Can a woman forget her nursing child, and not have compassion on the son of her womb? Surely they may forget, yet I will not forget YOU. See, I have inscribed YOU on the palms of My hands; your walls are continually before Me.
Listen, there was a time of rebellion in my life….turned my back on God and yet He still pursued me, even in that time…like a parent with desperate longing for His lost child who would do anything to secure me…bring me back to safety. As I look back, I can NOW see where His hand of protection & provision was there all along….He made a way of escape for me…and still does, though it’s hard to see.
For I am persuaded that neither death nor life; nor angels nor principalities nor powers, nor things present nor things to come, nor height nor depth, nor any other created thing, shall be able to separate us from the love of God…
No separation…He pursues…He encloses the distance because of His love.

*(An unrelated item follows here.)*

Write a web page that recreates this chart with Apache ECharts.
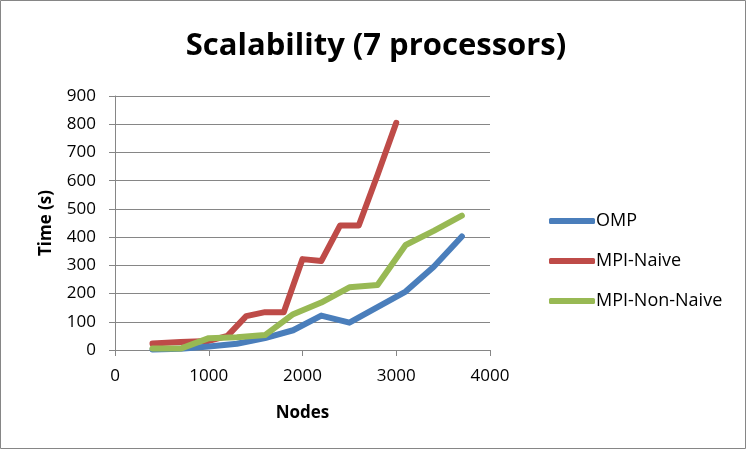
<!DOCTYPE html>
<html><head><meta charset="utf-8">
<script src="https://cdn.jsdelivr.net/npm/echarts@6/dist/echarts.min.js"></script>
<style>html,body{margin:0;padding:0;background:#fff}#c{width:752px;height:452px}</style>
</head><body><div id="c"></div>
<script>
const titleText = 'Scalability (7 processors)';
const xName = 'Nodes';
const yName = 'Time (s)';
const seriesNames = ['OMP', 'MPI-Naive', 'MPI-Non-Naive'];
const ompX = [400, 700, 1000, 1300, 1600, 1900, 2200, 2500, 2800, 3100, 3400, 3700];
const ompY = [2, 4, 12, 22, 42, 70, 122, 97, 152, 207, 295, 402];
const naiveX = [400, 700, 1000, 1200, 1400, 1600, 1800, 2000, 2200, 2400, 2600, 2800, 3000];
const naiveY = [23, 28, 32, 50, 120, 134, 134, 322, 315, 441, 441, 620, 805];
const nonNaiveX = [400, 700, 1000, 1300, 1600, 1900, 2200, 2500, 2800, 3100, 3400, 3700];
const nonNaiveY = [5, 5, 42, 45, 53, 127, 168, 222, 230, 372, 422, 476];
const colors = ['#4A7EBB', '#BE4B48', '#98B954'];

const pairs = (xs, ys) => xs.map((x, i) => [x, ys[i]]);
const chart = echarts.init(document.getElementById('c'));
const font = 'Open Sans, sans-serif';
chart.setOption({
  animation: false,
  backgroundColor: '#fff',
  title: { text: titleText, left: 'center', top: 26,
    textStyle: { fontFamily: font, fontSize: 31, fontWeight: 'bold', color: '#000' } },
  legend: {
    orient: 'vertical', left: 544, top: 207, itemGap: 22,
    itemWidth: 46, itemHeight: 6, icon: 'roundRect',
    textStyle: { fontFamily: font, fontSize: 18, color: '#000', padding: [0, 0, 0, -4] },
    data: seriesNames
  },
  grid: { left: 115, right: 262, top: 96, bottom: 102 },
  xAxis: {
    type: 'value', min: 0, max: 4000, interval: 1000,
    name: xName, nameLocation: 'middle', nameGap: 55,
    nameTextStyle: { fontFamily: font, fontSize: 17, fontWeight: 'bold', color: '#000' },
    axisLine: { lineStyle: { color: '#868686', width: 1 } },
    axisTick: { show: true, inside: false, length: 6, lineStyle: { color: '#868686' } },
    axisLabel: { fontFamily: font, fontSize: 17, color: '#000', margin: 18,
      formatter: v => String(v) },
    splitLine: { show: false }
  },
  yAxis: {
    type: 'value', min: 0, max: 900, interval: 100,
    name: yName, nameLocation: 'middle', nameGap: 60, nameRotate: 90,
    nameTextStyle: { fontFamily: font, fontSize: 17, fontWeight: 'bold', color: '#000' },
    axisLine: { show: true, lineStyle: { color: '#868686', width: 1 } },
    axisTick: { show: true, inside: false, length: 6, lineStyle: { color: '#868686' } },
    axisLabel: { fontFamily: font, fontSize: 17, color: '#000', margin: 19 },
    splitLine: { lineStyle: { color: '#868686', width: 1 } }
  },
  graphic: [{ type: 'rect', shape: { x: 0.5, y: 0.5, width: 745, height: 448 },
    style: { fill: 'none', stroke: '#868686', lineWidth: 1 }, silent: true }],
  series: [
    { name: seriesNames[0], type: 'line', data: pairs(ompX, ompY), z: 3 },
    { name: seriesNames[1], type: 'line', data: pairs(naiveX, naiveY), z: 2 },
    { name: seriesNames[2], type: 'line', data: pairs(nonNaiveX, nonNaiveY), z: 4 }
  ].map((s, i) => Object.assign(s, {
    showSymbol: false, symbol: 'none', color: colors[i],
    lineStyle: { width: 6, color: colors[i], cap: 'round', join: 'round' }
  }))
});
</script></body></html>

Is your focus jacked up? Like I mean it feels like things come at you in all these different directions, some piercing your heart, and you dont even know why? I’m convinced that maybe your focus is under attack for a reason. Maybe God is trying to speak…and the way He communicates with you is through your eyes….you see…He shows you things. So crazy crap happens possibly to get your attention onto things of little significance. Because there’s such POWER in what God shows you. If we could realize what may be happening and why, then switch our focus back on God and listen with our eyes….I’m thinking He is going to show us some amazing things….revelation that is very powerful. So, guard your gates….what is coming through your eyes and ears….and listen because I think God is speaking. You have a CHOICE on what to focus on.